There were obvious seasonal changes in nitrogen and phosphorus discharge loads in the basin. Both nitrogen and phosphorus discharge loads were higher in the crop-growing season than in the non-growing season. With the cessation of canal water replenishment and the reduction in rainfall, the water self-purification capacity weakened, the concentration of nitrogen and phosphorus in the river water increased, and the water quality decreased. There was no significant difference in nitrogen and phosphorus discharge load between different scales, indicating that scale was not a key factor influencing TN and TP discharge loads in the Jingui River.
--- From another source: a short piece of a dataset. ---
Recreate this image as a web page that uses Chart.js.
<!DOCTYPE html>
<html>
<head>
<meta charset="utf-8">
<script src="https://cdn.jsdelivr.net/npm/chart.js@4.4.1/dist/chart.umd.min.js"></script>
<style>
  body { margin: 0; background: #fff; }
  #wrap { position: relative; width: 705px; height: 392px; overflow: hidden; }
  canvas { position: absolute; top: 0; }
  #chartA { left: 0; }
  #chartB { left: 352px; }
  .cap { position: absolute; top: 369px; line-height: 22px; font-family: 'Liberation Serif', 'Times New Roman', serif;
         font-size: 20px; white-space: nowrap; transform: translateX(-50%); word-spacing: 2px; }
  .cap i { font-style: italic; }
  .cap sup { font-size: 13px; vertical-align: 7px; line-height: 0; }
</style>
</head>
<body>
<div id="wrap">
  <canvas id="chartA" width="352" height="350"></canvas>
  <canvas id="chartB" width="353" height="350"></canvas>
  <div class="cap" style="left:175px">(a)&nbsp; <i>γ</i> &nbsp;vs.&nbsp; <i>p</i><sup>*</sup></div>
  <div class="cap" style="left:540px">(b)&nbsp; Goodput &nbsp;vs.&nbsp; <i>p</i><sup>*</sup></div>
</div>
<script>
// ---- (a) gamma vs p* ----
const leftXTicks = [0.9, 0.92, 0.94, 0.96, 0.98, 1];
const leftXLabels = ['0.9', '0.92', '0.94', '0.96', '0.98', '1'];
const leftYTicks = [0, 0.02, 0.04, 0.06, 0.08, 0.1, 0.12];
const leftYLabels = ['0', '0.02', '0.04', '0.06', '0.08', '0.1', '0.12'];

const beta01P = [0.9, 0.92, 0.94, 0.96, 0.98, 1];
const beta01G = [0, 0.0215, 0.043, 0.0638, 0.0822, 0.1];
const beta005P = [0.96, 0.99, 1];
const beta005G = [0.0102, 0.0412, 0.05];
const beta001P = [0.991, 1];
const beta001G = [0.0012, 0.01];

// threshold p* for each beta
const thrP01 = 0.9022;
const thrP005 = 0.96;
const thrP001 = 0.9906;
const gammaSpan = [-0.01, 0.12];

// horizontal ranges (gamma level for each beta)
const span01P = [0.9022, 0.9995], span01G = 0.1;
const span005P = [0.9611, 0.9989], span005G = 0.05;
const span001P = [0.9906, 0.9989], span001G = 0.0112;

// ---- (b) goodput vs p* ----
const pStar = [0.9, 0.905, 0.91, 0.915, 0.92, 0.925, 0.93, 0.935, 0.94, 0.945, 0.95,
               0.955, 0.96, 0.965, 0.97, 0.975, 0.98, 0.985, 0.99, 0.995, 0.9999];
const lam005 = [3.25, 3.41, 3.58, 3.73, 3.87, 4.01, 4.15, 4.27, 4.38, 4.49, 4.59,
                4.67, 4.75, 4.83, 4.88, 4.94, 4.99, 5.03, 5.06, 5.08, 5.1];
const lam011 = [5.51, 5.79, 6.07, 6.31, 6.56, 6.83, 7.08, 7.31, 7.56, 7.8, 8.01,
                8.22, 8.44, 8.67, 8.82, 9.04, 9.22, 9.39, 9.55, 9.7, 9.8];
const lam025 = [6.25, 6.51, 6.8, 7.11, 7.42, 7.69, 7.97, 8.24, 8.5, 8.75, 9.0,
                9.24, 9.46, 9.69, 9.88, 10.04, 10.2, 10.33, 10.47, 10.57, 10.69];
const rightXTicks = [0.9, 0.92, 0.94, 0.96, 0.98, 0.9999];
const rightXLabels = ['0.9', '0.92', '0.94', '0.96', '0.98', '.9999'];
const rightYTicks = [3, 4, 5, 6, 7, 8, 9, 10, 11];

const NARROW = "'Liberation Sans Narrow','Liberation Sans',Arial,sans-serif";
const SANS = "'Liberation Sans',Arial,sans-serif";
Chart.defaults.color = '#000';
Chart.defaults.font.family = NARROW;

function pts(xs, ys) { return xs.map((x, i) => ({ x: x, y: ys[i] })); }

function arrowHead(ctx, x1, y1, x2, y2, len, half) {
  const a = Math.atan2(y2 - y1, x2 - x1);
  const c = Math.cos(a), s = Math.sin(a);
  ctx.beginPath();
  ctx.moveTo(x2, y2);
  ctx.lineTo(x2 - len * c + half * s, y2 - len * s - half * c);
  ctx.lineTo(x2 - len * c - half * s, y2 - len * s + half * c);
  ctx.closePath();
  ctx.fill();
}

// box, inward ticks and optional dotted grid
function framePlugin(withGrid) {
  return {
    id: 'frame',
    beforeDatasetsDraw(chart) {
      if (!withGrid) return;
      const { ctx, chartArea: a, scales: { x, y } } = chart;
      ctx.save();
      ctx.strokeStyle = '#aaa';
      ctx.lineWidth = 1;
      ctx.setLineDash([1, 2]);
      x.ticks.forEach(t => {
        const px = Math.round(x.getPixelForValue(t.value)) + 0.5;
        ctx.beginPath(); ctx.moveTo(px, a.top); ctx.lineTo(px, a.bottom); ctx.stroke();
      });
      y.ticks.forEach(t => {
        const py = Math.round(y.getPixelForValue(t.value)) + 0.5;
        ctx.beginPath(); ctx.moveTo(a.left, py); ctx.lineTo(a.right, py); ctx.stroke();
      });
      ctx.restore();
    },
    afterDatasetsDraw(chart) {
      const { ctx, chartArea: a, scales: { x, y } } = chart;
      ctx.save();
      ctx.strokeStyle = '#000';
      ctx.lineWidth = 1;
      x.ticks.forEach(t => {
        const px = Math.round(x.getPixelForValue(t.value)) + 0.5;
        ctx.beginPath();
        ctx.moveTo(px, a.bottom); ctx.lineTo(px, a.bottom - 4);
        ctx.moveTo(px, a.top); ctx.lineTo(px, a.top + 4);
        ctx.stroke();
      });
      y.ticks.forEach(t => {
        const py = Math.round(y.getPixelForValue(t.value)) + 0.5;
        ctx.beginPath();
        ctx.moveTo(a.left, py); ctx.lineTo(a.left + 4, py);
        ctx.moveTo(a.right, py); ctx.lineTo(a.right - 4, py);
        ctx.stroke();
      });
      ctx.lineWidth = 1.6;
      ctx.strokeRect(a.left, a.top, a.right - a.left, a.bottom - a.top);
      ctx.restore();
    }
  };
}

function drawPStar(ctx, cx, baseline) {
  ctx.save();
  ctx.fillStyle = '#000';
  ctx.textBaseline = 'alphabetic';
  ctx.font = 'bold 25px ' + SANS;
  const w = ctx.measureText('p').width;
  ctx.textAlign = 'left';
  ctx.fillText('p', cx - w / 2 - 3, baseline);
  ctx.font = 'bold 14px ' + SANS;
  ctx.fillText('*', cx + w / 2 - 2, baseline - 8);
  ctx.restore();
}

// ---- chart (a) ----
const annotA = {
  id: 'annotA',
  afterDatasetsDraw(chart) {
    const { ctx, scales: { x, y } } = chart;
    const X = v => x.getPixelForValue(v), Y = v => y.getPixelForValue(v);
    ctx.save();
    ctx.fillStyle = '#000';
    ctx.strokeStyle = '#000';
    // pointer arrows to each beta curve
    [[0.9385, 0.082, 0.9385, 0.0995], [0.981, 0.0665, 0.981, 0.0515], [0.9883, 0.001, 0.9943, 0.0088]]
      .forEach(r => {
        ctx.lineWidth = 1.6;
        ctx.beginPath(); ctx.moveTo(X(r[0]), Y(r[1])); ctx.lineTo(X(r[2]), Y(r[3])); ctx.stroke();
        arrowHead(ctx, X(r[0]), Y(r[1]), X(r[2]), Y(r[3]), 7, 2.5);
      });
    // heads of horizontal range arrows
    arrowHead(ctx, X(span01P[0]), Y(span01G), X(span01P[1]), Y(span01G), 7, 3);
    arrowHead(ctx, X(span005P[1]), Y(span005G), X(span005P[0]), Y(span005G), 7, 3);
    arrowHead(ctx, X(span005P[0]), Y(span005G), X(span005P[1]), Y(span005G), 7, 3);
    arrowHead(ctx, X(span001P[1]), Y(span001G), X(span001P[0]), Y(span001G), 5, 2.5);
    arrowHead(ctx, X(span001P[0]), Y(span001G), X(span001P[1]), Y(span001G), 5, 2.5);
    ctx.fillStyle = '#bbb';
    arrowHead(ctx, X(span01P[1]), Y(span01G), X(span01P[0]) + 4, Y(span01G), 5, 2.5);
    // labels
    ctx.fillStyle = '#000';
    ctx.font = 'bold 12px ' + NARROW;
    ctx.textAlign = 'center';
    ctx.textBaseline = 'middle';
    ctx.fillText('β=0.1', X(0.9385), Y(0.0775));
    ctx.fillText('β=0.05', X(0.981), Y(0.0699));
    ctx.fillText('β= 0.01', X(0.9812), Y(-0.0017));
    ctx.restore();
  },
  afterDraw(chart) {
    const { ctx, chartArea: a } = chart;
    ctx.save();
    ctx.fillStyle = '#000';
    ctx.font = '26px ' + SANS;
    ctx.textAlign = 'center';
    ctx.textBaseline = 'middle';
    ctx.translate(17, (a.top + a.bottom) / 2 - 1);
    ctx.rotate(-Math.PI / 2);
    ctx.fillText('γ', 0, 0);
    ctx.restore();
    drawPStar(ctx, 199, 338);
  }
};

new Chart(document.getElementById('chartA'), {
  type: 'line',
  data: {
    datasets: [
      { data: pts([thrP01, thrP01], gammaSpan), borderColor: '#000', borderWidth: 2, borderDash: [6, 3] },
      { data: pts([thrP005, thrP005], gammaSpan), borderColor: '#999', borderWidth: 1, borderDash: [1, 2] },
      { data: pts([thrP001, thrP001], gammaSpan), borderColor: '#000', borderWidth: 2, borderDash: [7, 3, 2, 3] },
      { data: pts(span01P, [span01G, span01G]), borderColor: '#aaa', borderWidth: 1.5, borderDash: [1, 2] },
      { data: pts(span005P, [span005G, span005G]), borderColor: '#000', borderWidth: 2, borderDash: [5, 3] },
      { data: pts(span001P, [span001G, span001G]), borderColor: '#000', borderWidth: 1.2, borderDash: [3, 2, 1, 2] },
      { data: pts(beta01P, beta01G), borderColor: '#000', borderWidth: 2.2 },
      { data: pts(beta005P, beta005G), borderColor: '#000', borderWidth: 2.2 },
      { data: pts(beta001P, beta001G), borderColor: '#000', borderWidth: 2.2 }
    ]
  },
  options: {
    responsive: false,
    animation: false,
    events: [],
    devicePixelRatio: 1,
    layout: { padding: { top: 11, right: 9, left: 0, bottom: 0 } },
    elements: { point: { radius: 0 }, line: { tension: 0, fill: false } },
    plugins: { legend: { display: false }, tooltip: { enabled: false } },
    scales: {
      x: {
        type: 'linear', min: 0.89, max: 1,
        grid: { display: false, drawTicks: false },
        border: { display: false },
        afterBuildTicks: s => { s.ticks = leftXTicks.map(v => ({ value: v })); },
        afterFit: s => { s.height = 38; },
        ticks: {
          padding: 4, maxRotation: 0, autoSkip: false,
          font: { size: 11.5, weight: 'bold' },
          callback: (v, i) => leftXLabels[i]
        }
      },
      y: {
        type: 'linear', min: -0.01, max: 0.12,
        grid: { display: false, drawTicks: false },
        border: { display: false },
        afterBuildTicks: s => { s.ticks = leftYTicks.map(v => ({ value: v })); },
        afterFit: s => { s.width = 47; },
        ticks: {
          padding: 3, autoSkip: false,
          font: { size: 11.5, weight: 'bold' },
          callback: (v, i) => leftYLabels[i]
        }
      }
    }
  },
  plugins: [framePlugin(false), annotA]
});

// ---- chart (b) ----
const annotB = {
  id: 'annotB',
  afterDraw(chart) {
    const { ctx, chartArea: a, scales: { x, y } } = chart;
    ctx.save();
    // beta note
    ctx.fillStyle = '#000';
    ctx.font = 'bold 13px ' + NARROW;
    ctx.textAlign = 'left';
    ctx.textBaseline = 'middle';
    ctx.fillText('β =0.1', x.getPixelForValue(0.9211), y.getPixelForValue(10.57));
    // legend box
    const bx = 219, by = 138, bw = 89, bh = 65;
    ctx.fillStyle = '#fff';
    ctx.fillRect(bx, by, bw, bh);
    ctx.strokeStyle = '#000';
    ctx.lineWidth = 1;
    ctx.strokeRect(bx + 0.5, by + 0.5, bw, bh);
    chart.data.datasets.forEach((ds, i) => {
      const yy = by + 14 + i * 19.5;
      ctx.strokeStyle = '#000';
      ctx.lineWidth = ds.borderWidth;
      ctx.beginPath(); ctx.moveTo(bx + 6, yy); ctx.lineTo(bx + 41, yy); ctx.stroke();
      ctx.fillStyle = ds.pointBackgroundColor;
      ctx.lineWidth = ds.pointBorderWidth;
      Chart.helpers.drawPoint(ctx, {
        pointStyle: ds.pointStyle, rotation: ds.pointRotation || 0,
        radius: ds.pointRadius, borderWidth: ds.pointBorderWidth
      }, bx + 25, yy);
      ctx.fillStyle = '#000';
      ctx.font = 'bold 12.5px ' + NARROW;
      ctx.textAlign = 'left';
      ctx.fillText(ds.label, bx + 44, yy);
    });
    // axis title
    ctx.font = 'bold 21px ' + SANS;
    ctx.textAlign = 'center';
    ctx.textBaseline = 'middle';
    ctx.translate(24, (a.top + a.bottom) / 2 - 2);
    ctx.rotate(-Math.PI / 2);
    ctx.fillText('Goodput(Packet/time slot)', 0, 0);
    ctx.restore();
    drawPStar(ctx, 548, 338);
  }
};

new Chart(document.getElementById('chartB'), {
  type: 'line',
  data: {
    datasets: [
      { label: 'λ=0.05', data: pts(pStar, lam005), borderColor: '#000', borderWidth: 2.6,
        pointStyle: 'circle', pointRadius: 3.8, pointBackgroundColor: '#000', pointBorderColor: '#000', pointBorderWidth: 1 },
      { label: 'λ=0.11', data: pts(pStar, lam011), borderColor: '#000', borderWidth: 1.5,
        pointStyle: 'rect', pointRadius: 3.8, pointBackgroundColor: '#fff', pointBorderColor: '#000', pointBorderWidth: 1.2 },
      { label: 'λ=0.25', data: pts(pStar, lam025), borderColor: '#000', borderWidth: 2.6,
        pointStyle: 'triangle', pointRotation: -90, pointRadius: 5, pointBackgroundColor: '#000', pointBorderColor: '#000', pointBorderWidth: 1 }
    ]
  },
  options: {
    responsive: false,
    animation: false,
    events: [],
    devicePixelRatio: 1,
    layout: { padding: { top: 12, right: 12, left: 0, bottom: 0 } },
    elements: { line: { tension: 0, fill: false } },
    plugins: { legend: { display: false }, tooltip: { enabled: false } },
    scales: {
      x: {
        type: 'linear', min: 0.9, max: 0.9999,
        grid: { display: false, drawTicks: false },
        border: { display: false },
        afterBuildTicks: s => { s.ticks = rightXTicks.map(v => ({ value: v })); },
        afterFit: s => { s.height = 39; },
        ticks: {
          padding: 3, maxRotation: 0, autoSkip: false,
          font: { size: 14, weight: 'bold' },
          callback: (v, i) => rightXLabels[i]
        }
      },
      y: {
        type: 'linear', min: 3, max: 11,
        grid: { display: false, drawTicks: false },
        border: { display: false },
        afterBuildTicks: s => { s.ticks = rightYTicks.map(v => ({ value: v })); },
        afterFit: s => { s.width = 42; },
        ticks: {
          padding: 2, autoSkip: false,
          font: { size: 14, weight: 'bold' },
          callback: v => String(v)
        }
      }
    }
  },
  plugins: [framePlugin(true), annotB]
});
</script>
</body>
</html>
As the river flowed from the initial water source to the outlet of the basin, nitrogen and phosphorus concentrations gradually increased, and water quality was characterized by the spatial pattern of the upper reaches > the middle reaches > the lower reaches. Compared with the initial water source, the concentrations of TN, NH₃-N, and TP at the outlet of the end basin increased by 1.24 mg/L, 0.35 mg/L, and 0.05 mg/L.

Except for the water quality at the outlet of the basin in November and December, which reached Class V, the comprehensive water quality of each sub-basin reached the target water quality of the water function zoning from May to December.